Among the first 50 patients enrolled in the ELIANA phase 2 trial of tisagenlecleucel (Kymriah), in which pediatric patients were studied, the CR/CRi rate was 82% at 3 months after the first infusion.4 Six-month OS was 89% and the 6-month DFS was 60%. There were two deaths in the first 30 days after infusion, one from ALL and one from cerebral hemorrhage. The rate of CRS was 79%, occurring at a median of 3 days. Based on these data, tisagenlecleucel was approved in August 2017 for use in patients up to 25 years old.Maloney also described recent findings with the monoclonal antibodies rituximab (Rituxan), inotuzumab ozogamicin (Besponsa), and blinatumomab (Blincyto).
Rituximab added to chemotherapy produced modest improvement with minimal toxicity in adult patients with CD20-positive Philadelphia chromosome-negative ALL compared with chemotherapy, with improved event-free survival and a trend toward improved OS and more rapid cleating of minimal residual disease.5 Fewer allergic reactions to asparaginase were observed in the rituximab group.
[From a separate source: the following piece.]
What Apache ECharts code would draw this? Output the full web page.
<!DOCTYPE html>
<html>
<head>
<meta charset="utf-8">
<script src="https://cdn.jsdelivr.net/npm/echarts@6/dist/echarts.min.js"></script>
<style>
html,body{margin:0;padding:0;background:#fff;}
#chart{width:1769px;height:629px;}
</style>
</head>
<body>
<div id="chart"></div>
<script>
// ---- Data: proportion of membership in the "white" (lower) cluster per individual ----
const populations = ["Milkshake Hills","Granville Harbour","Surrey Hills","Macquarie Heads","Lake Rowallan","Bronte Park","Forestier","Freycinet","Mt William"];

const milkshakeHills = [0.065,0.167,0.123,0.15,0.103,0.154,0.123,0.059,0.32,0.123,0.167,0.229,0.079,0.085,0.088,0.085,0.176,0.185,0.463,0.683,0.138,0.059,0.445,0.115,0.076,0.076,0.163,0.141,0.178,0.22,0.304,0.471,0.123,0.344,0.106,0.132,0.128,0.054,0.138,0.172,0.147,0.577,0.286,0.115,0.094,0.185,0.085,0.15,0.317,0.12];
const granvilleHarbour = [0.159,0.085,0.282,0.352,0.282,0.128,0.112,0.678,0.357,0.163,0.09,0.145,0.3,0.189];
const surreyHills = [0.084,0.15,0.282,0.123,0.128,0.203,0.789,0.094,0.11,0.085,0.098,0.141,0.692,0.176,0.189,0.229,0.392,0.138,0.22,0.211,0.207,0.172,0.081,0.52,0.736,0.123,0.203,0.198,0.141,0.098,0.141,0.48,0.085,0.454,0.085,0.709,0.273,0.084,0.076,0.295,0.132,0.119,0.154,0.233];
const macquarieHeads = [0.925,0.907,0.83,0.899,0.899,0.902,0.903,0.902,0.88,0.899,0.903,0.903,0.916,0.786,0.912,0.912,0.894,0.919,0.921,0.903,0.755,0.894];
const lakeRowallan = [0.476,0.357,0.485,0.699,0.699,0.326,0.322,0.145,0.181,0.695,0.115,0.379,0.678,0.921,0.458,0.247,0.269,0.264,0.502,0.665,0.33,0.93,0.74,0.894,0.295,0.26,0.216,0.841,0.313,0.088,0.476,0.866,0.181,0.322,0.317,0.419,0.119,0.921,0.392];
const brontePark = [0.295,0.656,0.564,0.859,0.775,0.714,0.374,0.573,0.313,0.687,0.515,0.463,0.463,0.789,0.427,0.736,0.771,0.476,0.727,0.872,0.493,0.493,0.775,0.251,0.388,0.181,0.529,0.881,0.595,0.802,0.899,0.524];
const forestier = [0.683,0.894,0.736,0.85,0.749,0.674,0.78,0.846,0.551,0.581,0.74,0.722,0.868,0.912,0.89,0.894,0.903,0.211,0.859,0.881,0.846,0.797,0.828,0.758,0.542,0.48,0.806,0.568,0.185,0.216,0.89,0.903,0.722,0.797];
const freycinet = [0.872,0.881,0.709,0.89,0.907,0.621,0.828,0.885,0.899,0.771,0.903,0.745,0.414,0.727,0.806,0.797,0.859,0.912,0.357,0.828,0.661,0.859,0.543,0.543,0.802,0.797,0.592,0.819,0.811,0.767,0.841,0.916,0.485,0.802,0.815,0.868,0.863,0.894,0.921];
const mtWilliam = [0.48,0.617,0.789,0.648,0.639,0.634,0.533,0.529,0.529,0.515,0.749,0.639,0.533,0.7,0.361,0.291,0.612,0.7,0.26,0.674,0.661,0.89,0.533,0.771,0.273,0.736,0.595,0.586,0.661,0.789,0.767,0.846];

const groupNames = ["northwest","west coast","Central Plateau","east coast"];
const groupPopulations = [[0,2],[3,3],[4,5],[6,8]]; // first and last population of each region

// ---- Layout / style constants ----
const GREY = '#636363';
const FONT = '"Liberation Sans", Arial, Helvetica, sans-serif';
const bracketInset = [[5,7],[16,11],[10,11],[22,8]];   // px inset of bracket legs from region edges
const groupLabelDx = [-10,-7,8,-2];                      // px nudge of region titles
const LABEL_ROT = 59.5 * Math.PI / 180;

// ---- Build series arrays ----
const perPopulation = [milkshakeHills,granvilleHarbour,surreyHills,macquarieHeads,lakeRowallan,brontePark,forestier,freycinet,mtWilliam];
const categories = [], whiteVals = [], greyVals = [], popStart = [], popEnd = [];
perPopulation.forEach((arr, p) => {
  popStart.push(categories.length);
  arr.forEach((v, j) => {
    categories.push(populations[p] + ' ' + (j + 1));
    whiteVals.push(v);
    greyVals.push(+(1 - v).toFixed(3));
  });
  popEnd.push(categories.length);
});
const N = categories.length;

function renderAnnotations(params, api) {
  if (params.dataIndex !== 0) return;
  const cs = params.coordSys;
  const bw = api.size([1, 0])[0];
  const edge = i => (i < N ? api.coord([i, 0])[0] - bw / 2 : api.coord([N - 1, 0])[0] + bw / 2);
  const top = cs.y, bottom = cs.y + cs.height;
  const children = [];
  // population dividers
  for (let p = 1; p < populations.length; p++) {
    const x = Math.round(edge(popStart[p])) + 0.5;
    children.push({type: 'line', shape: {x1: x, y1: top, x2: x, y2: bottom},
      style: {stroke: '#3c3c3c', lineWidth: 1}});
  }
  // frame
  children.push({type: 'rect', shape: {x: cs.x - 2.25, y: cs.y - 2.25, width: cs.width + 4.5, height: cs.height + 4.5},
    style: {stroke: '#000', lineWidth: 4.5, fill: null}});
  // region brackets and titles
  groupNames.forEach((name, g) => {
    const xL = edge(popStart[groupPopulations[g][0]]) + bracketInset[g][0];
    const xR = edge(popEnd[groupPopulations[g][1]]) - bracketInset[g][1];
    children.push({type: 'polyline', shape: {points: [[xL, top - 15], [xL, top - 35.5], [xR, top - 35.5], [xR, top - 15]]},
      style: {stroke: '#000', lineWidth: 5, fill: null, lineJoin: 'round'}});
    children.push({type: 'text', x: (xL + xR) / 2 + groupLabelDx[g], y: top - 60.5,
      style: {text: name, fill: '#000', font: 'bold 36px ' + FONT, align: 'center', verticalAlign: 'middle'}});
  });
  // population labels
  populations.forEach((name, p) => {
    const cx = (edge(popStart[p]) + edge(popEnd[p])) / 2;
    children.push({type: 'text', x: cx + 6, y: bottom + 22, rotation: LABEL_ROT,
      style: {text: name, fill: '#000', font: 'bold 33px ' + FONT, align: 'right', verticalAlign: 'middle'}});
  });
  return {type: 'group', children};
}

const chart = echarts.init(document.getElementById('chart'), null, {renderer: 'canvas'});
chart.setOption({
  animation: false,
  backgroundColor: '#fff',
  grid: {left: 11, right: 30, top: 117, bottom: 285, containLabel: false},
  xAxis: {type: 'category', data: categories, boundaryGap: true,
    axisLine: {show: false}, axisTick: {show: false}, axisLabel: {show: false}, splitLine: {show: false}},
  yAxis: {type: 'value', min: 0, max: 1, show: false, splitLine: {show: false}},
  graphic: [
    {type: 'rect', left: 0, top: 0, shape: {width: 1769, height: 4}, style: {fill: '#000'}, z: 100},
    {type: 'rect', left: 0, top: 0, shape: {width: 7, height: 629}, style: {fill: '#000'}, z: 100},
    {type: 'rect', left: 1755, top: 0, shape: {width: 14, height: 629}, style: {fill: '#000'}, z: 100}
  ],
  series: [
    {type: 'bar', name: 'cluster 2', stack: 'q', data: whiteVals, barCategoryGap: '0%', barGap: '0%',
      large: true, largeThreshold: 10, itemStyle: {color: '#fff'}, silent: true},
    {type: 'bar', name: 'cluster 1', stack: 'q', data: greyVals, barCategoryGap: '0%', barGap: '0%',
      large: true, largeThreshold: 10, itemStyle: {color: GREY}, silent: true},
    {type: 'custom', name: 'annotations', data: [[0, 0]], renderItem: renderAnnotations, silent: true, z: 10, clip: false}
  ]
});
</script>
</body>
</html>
Although not approved specifically for the treatment of ALL, rituximab “is certainly a reasonable approach,” said Maloney.
Inotuzumab ozogamicin improved the rate of CR, the duration of remission, and progression-free survival (PFS), as well as OS, compared with standard of care chemotherapy in a randomized trial of patients with relapsed/refractory ALL, but with a high rate of veno-occlusive disease in patients with prior or subsequent stem cell transplant.6 However, a minority of patients was still in remission by 12 months and PFS dropped rapidly, Maloney noted, and at 2 years, the rate of event-free survival was only 20 to 25%.
Blinatumomab resulted in significantly longer OS in a randomized comparison with chemotherapy in patients with relapsed/refractory B-cell precursor ALL, but delivery is cumbersome (4-week continuous infusion).7 Blinatumomab was more effective in patients with lower disease burden. As with the other monoclonal antibodies, “although it is significant, it is not curing the vast majority of our patients, and the OS when you get out to 1 and 2 years is quite low,” he said.